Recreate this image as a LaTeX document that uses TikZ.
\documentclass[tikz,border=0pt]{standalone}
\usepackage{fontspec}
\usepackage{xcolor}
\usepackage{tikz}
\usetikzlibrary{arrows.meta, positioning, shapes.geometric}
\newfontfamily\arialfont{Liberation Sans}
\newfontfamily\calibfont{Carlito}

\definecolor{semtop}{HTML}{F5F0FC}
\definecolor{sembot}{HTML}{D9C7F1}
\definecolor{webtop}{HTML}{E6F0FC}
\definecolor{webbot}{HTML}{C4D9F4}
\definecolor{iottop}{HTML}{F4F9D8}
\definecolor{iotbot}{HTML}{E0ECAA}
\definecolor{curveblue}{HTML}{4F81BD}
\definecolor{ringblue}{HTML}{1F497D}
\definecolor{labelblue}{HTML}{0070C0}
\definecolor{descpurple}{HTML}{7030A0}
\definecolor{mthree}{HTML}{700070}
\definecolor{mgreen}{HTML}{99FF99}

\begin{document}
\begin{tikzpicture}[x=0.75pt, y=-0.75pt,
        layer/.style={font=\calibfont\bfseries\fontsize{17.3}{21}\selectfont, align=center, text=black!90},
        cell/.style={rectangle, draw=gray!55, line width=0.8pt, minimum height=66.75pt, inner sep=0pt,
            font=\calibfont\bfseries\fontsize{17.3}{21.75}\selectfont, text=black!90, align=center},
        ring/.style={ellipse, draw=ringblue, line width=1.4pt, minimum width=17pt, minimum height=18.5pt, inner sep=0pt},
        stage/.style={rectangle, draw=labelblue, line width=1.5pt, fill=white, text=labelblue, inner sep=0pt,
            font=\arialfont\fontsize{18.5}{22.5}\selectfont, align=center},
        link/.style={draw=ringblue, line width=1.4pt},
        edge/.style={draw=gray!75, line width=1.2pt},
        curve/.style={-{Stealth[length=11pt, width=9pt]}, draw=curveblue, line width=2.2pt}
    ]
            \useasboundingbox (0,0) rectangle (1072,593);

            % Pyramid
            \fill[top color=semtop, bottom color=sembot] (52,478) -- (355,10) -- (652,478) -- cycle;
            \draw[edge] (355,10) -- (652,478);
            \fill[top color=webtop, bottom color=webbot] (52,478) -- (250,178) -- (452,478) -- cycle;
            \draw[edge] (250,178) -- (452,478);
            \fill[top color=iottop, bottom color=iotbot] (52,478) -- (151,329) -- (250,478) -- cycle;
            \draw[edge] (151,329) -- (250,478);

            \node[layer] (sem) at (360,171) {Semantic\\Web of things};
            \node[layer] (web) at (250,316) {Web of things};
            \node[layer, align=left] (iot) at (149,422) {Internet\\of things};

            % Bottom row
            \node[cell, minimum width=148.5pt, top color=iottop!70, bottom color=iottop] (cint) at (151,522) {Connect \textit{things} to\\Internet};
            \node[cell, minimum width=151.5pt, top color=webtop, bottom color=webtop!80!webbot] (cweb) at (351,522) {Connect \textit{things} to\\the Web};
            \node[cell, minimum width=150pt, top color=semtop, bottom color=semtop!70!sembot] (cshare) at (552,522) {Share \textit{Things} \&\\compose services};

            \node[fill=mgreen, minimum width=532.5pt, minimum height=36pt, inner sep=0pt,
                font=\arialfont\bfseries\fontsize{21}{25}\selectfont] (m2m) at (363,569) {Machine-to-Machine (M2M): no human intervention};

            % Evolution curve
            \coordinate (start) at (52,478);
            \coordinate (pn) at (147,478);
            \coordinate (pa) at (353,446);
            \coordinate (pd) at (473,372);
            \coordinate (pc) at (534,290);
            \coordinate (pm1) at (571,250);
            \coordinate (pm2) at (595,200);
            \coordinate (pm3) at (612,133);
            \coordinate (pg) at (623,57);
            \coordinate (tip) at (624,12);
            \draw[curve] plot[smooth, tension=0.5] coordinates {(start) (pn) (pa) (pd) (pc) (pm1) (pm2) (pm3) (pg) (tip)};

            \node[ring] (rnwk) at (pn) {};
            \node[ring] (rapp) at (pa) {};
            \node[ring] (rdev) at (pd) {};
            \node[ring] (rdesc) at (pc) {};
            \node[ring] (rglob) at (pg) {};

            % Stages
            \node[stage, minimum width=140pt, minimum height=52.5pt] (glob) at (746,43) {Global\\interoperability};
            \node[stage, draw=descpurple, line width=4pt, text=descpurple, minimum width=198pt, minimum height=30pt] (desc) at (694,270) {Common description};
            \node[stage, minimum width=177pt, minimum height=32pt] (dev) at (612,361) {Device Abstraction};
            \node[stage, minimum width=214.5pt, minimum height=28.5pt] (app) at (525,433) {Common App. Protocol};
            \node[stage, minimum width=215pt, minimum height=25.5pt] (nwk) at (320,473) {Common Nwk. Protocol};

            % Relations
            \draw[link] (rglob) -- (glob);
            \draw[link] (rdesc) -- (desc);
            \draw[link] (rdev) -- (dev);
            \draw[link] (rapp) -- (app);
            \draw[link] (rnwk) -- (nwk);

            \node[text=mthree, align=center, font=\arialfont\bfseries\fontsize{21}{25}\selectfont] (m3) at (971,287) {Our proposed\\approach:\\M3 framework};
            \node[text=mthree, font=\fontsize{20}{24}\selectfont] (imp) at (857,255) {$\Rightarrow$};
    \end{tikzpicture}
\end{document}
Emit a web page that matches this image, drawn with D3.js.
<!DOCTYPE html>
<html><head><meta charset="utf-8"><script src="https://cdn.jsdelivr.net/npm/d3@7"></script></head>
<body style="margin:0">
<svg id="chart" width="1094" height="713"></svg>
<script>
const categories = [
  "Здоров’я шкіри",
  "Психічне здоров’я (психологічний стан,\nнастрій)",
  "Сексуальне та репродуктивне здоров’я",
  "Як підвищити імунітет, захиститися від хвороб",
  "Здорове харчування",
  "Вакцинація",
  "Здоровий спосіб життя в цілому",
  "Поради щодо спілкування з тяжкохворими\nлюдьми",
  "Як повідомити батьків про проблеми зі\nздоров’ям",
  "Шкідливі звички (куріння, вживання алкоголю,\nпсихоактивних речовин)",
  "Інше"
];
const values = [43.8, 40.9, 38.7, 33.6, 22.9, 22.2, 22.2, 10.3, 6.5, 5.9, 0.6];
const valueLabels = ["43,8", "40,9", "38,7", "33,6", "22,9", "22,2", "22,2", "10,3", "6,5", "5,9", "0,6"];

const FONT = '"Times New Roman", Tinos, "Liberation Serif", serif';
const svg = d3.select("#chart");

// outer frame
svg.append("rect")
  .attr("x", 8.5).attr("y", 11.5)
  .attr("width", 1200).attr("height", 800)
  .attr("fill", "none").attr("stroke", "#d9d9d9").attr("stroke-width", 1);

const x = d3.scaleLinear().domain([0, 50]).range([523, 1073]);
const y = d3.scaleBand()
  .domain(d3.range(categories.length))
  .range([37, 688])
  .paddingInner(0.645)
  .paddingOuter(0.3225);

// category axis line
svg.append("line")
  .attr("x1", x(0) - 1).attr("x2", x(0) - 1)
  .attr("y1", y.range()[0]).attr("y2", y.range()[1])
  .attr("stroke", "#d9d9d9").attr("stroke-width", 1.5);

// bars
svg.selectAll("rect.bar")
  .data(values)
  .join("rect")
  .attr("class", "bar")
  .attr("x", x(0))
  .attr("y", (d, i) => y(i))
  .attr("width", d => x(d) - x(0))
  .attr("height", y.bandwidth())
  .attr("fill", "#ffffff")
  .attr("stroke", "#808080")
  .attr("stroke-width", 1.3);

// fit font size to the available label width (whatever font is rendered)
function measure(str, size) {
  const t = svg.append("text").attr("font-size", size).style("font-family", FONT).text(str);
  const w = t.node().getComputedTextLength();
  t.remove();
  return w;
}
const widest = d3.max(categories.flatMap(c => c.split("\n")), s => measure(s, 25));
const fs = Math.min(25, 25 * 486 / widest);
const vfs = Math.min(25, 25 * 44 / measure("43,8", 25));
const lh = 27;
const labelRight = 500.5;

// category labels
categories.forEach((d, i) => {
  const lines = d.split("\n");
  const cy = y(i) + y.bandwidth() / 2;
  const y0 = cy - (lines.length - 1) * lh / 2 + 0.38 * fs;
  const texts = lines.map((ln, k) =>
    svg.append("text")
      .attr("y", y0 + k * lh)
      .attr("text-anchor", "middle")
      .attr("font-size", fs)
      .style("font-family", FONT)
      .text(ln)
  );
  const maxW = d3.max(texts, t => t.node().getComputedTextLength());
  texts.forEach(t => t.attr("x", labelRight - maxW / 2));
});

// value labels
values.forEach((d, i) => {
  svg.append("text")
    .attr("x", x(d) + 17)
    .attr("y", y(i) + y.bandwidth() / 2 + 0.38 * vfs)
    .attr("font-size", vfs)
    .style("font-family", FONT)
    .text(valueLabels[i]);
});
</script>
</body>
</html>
--
What is being asked → Show, from the listing above, each line that contains the word "this".

Answer to the problem →
Recreate this image as a LaTeX document that uses TikZ.
Emit a web page that matches this image, drawn with D3.js.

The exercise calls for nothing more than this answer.